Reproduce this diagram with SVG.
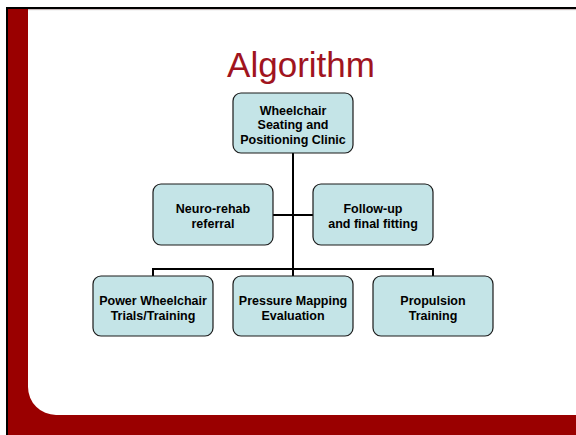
<svg xmlns="http://www.w3.org/2000/svg" width="576" height="435" viewBox="0 0 576 435">
<style>
.box{fill:#C4E4E7;stroke:#1a1a1a;stroke-width:1.2}
.t{font-family:"Liberation Sans",Arial,sans-serif;font-weight:bold;font-size:12.5px;fill:#000;text-anchor:middle}
.c{stroke:#000;stroke-width:2;fill:none}
</style>
<rect x="0" y="0" width="576" height="435" fill="#fff"/>
<rect x="6" y="7" width="570" height="428" fill="#9A0000"/>
<path d="M28 9.5 H576 V415 H56 A28 28 0 0 1 28 387 Z" fill="#fff"/>
<rect x="6" y="7" width="570" height="2" fill="#000"/>
<rect x="6" y="7" width="2" height="428" fill="#000"/>
<line x1="28" y1="9.7" x2="576" y2="9.7" stroke="#c8c8c8" stroke-width="1"/>
<text x="301" y="77" font-family="Liberation Sans,Arial,sans-serif" font-size="35" fill="#A0141E" text-anchor="middle">Algorithm</text>
<g id="connectors">
<path class="c" d="M293 153 V277"/>
<path class="c" d="M273 215 H313"/>
<path class="c" d="M153 277 V269 H433 V277"/>
</g>
<g id="n1"><rect class="box" x="233" y="93" width="120" height="60" rx="8"/>
<text class="t" x="293" y="114.5">Wheelchair</text><text class="t" x="293" y="129">Seating and</text><text class="t" x="293" y="143.5">Positioning Clinic</text></g>
<g id="n2"><rect class="box" x="153" y="184" width="120" height="61" rx="8"/>
<text class="t" x="213" y="212.5">Neuro-rehab</text><text class="t" x="213" y="227.5">referral</text></g>
<g id="n3"><rect class="box" x="313" y="184" width="120" height="61" rx="8"/>
<text class="t" x="373" y="212.5">Follow-up</text><text class="t" x="373" y="227.5">and final fitting</text></g>
<g id="n4"><rect class="box" x="93" y="276" width="120" height="60" rx="8"/>
<text class="t" x="153" y="304.5">Power Wheelchair</text><text class="t" x="153" y="319.5">Trials/Training</text></g>
<g id="n5"><rect class="box" x="233" y="276" width="120" height="60" rx="8"/>
<text class="t" x="293" y="304.5">Pressure Mapping</text><text class="t" x="293" y="319.5">Evaluation</text></g>
<g id="n6"><rect class="box" x="373" y="276" width="120" height="60" rx="8"/>
<text class="t" x="433" y="304.5">Propulsion</text><text class="t" x="433" y="319.5">Training</text></g>
</svg>
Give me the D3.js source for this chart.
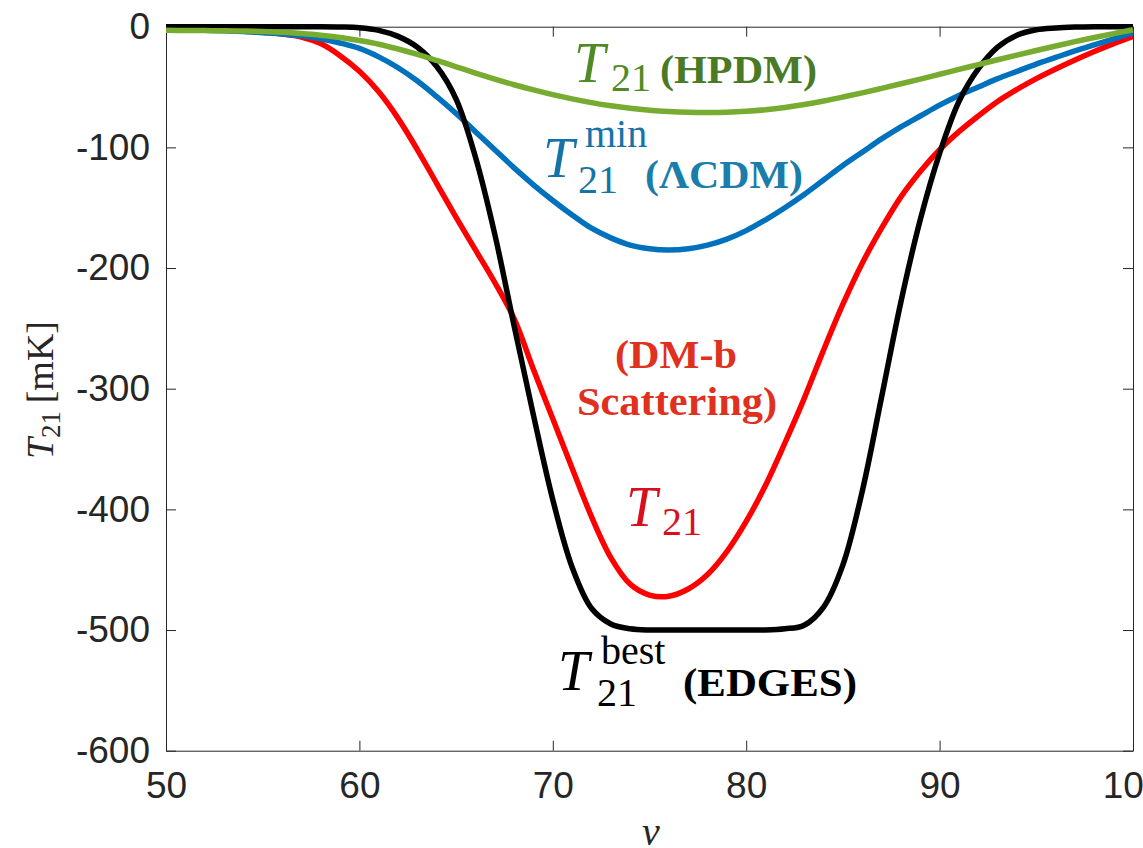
<!DOCTYPE html>
<html><head><meta charset="utf-8">
<script src="https://cdn.jsdelivr.net/npm/d3@7"></script>
<style>
html,body{margin:0;padding:0;background:#fff;overflow:hidden}
svg{display:block}
.tick text{font-family:"Liberation Sans",Arial,Helvetica,sans-serif;fill:#262626}
</style></head>
<body><svg id="c" width="1143" height="848"></svg>
<script>
// ---- data ----
const nu = d3.range(50, 101); // 50..100, step 1
const edges = [0,0,0,0,0,0,0,0,0,-0.2,-0.8,-3,-8,-17,-33,-60,-108,-172,-248,-322,-392,-448,-482,-495,-499,-500,-500,-500,-500,-500,-500,-500,-499,-496,-481,-446,-385,-307,-228,-160,-105,-62,-35,-17,-7,-2.5,-1,-0.3,0,0,0];
const dmb = [-2,-2.2,-2.5,-3,-3.7,-4.6,-6,-8.5,-14,-24,-37,-54,-76,-102,-130,-158,-185,-212,-242,-284,-325,-366,-406,-440,-462,-471,-472,-466,-454,-435,-410,-380,-345,-308,-268,-230,-196,-167,-141,-120,-102,-87,-74,-62,-52,-43,-35,-27.5,-20.5,-14,-8];
const lcdm = [-2.5,-2.7,-3,-3.4,-4,-5,-6,-7.5,-10,-13.5,-18,-25,-34,-45,-58,-72,-87,-102,-117,-131,-144,-156,-167,-175,-181,-184,-185,-184,-181,-176,-169,-160,-150,-139,-127,-115,-104,-93,-83,-74,-65,-57,-50,-43,-37,-31,-25.5,-20,-15,-10,-5];
const hpdm = [-3,-3.1,-3.2,-3.4,-3.6,-4,-4.6,-5.6,-7,-9,-11.5,-14.5,-18.5,-23,-28,-33.2,-38.4,-43.4,-48.1,-52.4,-56.3,-59.8,-62.9,-65.5,-67.6,-69.2,-70.3,-71,-71.2,-70.9,-70.1,-68.8,-66.9,-64.5,-61.6,-58.3,-54.8,-51.1,-47.3,-43.4,-39.4,-35.4,-31.4,-27.4,-23.5,-19.7,-16,-12.4,-9,-5.7,-2.5];
const xTicks = [50,60,70,80,90,100];
const yTicks = [0,-100,-200,-300,-400,-500,-600];

const series = [
  {name:"dmb", values:dmb, color:"#FF0000"},
  {name:"lcdm", values:lcdm, color:"#0072BD"},
  {name:"edges", values:edges, color:"#000000"},
  {name:"hpdm", values:hpdm, color:"#77AC30"}
];

const svg = d3.select("#c");
const L=166, R=1133, T=26.7, B=750.7;
const x = d3.scaleLinear().domain([50,100]).range([L,R]);
const y = d3.scaleLinear().domain([-600,0]).range([B,T]);

// axes
const axStyle = g => {
  g.selectAll(".domain").attr("stroke","#262626").attr("stroke-width",1);
  g.selectAll(".tick line").attr("stroke","#262626").attr("stroke-width",1);
  g.selectAll(".tick text").attr("font-size",37).attr("fill","#262626");
};
const fmt = d => String(d);
svg.append("g").attr("transform",`translate(0,${B})`)
  .call(d3.axisBottom(x).tickValues(xTicks).tickSize(-10).tickSizeOuter(0).tickPadding(21).tickFormat(fmt))
  .call(axStyle);
svg.append("g").attr("transform",`translate(0,${T})`)
  .call(d3.axisTop(x).tickValues(xTicks).tickSize(-10).tickSizeOuter(0).tickFormat(""))
  .call(axStyle);
svg.append("g").attr("transform",`translate(${L},0)`)
  .call(d3.axisLeft(y).tickValues(yTicks).tickSize(-10).tickSizeOuter(0).tickPadding(16).tickFormat(fmt))
  .call(axStyle);
svg.append("g").attr("transform",`translate(${R},0)`)
  .call(d3.axisRight(y).tickValues(yTicks).tickSize(-10).tickSizeOuter(0).tickFormat(""))
  .call(axStyle);

// curves
const line = d3.line().x((d,i)=>x(nu[i])).y(d=>y(d)).curve(d3.curveCatmullRom.alpha(0.5));
svg.append("g").selectAll("path").data(series).join("path")
  .attr("d", d=>line(d.values))
  .attr("fill","none").attr("stroke",d=>d.color).attr("stroke-width",5.5)
  .attr("stroke-linejoin","round").attr("stroke-linecap","butt");

// annotations
const serif = '"Liberation Serif","Times New Roman",serif';
function txt(s, px, py, opt){
  const t = svg.append("text").attr("x",px).attr("y",py).text(s)
    .attr("font-family",serif).attr("font-size",opt.size).attr("fill",opt.color);
  if(opt.italic) t.attr("font-style","italic");
  if(opt.bold) t.attr("font-weight","bold");
  if(opt.len) t.attr("textLength",opt.len).attr("lengthAdjust","spacingAndGlyphs");
  if(opt.anchor) t.attr("text-anchor",opt.anchor);
  return t;
}
// green
txt("T",574,82,{size:56,italic:true,color:"#4F8A24"});
txt("21",611,91,{size:40,color:"#4F8A24"});
txt("(HPDM)",660,83,{size:41,bold:true,color:"#4A7A25",len:157});
// blue
txt("T",543,177,{size:56,italic:true,color:"#1573A8"});
txt("min",585,147,{size:40,color:"#1573A8"});
txt("21",578,193,{size:40,color:"#1573A8"});
txt("(ΛCDM)",645,188,{size:41,bold:true,color:"#1A7DAA",len:158});
// red
txt("(DM-b",615,368,{size:40,bold:true,color:"#E0301E",len:122});
txt("Scattering)",577,415,{size:40,bold:true,color:"#E0301E",len:200});
txt("T",626,526,{size:56,italic:true,color:"#D8101E"});
txt("21",662,535,{size:40,color:"#D8101E"});
// black
txt("T",558,690,{size:56,italic:true,color:"#000"});
txt("best",601,664,{size:40,color:"#000"});
txt("21",597,706,{size:40,color:"#000"});
txt("(EDGES)",683,696,{size:41,bold:true,color:"#000",len:174});

// axis labels
const yl = svg.append("text").attr("transform","translate(53,390) rotate(-90)")
  .attr("text-anchor","middle").attr("font-family",serif).attr("font-size",38).attr("fill","#262626");
yl.append("tspan").attr("font-style","italic").text("T");
yl.append("tspan").attr("font-size",27).attr("dy",7).text("21");
yl.append("tspan").attr("dy",-7).text("\u2009[mK]");
svg.append("text").attr("x",651).attr("y",845).attr("text-anchor","middle")
  .attr("font-family",serif).attr("font-style","italic").attr("font-size",40).attr("fill","#262626").text("ν");
</script></body></html>
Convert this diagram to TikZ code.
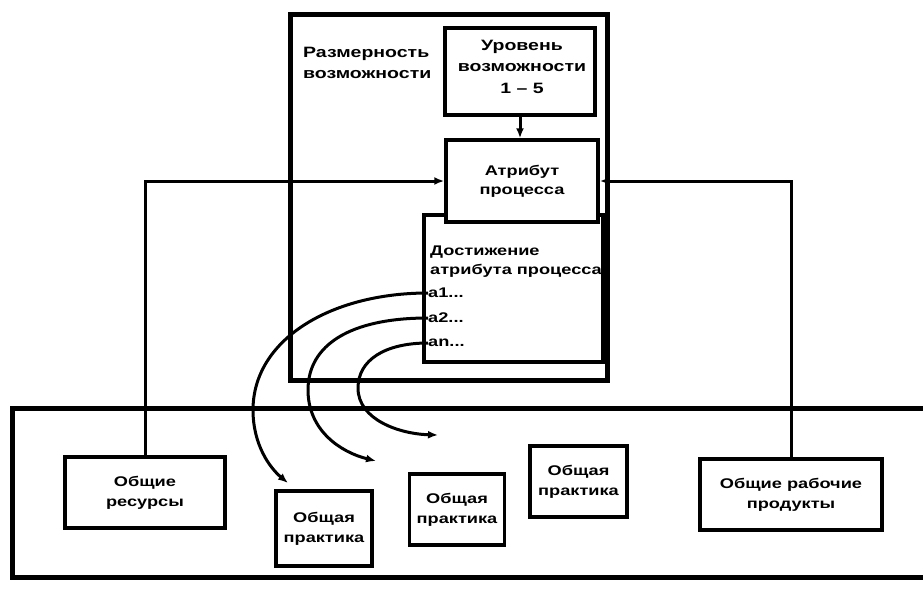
\documentclass[tikz,border=0pt]{standalone}
\usepackage{fontspec}
\setmainfont{Liberation Sans}[FakeStretch=1.3]
\usetikzlibrary{arrows.meta}
\tikzset{
  box/.style={draw, line width=3.5pt, fill=white, align=center, inner sep=2pt, font=\bfseries\fontsize{14}{20}\selectfont},
  big/.style={draw, line width=5pt},
  conn/.style={line width=3pt},
  tip/.style={-{Latex[length=10pt,width=8pt]}},
  lbl/.style={font=\bfseries\fontsize{14}{19}\selectfont, inner sep=0pt, align=left}
}
\begin{document}
\begin{tikzpicture}[x=1pt,y=-1pt]
\useasboundingbox (0,0) rectangle (923,605);
% capability dimension box
\node[big, minimum width=317pt, minimum height=366pt, inner sep=0pt] (dim) at (448.5,197) {};
\node[lbl, anchor=base west, font=\bfseries\fontsize{15}{21}\selectfont] (dimlbl) at (303,78) {Размерность\\возможности};
\node[box, minimum width=150pt, minimum height=87pt] (level) at (520,71.5) {};
\node[lbl, align=center, anchor=base, font=\bfseries\fontsize{15}{21.5}\selectfont] (levellbl) at (522,93) {Уровень\\возможности\\1 -- 5};
% achievement box
\node[box, minimum width=179pt, minimum height=147pt] (achv) at (513.5,288.5) {};
\node[lbl, anchor=base west] (achvlbl) at (430,274) {Достижение\\атрибута процесса};
\node[lbl, anchor=west] (a1) at (428,293) {а1...};
\node[lbl, anchor=west] (a2) at (428,318) {а2...};
\node[lbl, anchor=west] (an) at (428,343) {аn...};
% attribute box
\node[box, minimum width=152pt, minimum height=82pt, font=\bfseries\fontsize{14}{19}\selectfont] (attr) at (522,181) {Атрибут\\процесса};
% bottom region
\draw[line width=5pt] (930,408) -- (12,408) -- (12,577) -- (930,577);
\node[box, minimum width=160pt, minimum height=71pt] (res) at (145,492.5) {Общие\\ресурсы};
\node[box, minimum width=96pt, minimum height=75pt] (p1) at (324,528.5) {Общая\\практика};
\node[box, minimum width=95pt, minimum height=71pt] (p2) at (457,509.5) {Общая\\практика};
\node[box, minimum width=97pt, minimum height=71pt] (p3) at (578.5,481.5) {Общая\\практика};
\node[box, minimum width=182pt, minimum height=71pt] (prod) at (791,494.5) {Общие рабочие\\продукты};
% connectors
\draw[conn, tip] (level.south) -- (level.south |- attr.north);
\draw[conn, tip] (res.north) |- (attr.west);
\draw[conn, tip] (prod.north) |- (attr.east);
\coordinate (e1) at (288,483);
\coordinate (e2) at (376,461);
\coordinate (e3) at (438,435);
\draw[conn, tip] (a1.west) .. controls (330,293) and (253,340) .. (253,410) .. controls (253,445) and (270,468) .. (e1);
\draw[conn, tip] (a2.west) .. controls (350,318) and (308,345) .. (308,390) .. controls (308,430) and (340,452) .. (e2);
\draw[conn, tip] (an.west) .. controls (385,343) and (358,360) .. (358,388) .. controls (358,420) and (400,434) .. (e3);
\end{tikzpicture}
\end{document}
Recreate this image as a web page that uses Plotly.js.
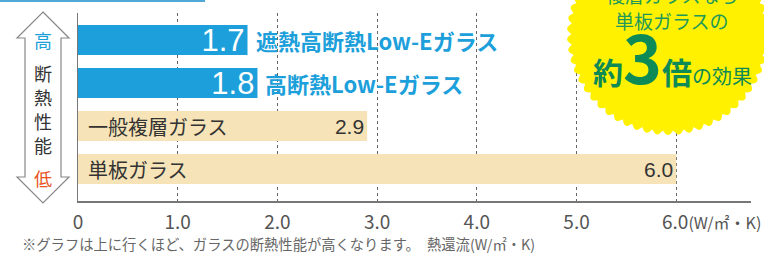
========================================================================
## PROBLEM TO SOLVE:
Search the data for "diagram". Copy every line that has it.

## REPLY TO THE TASK:
Reproduce this diagram with SVG.
Convert this diagram to TikZ code.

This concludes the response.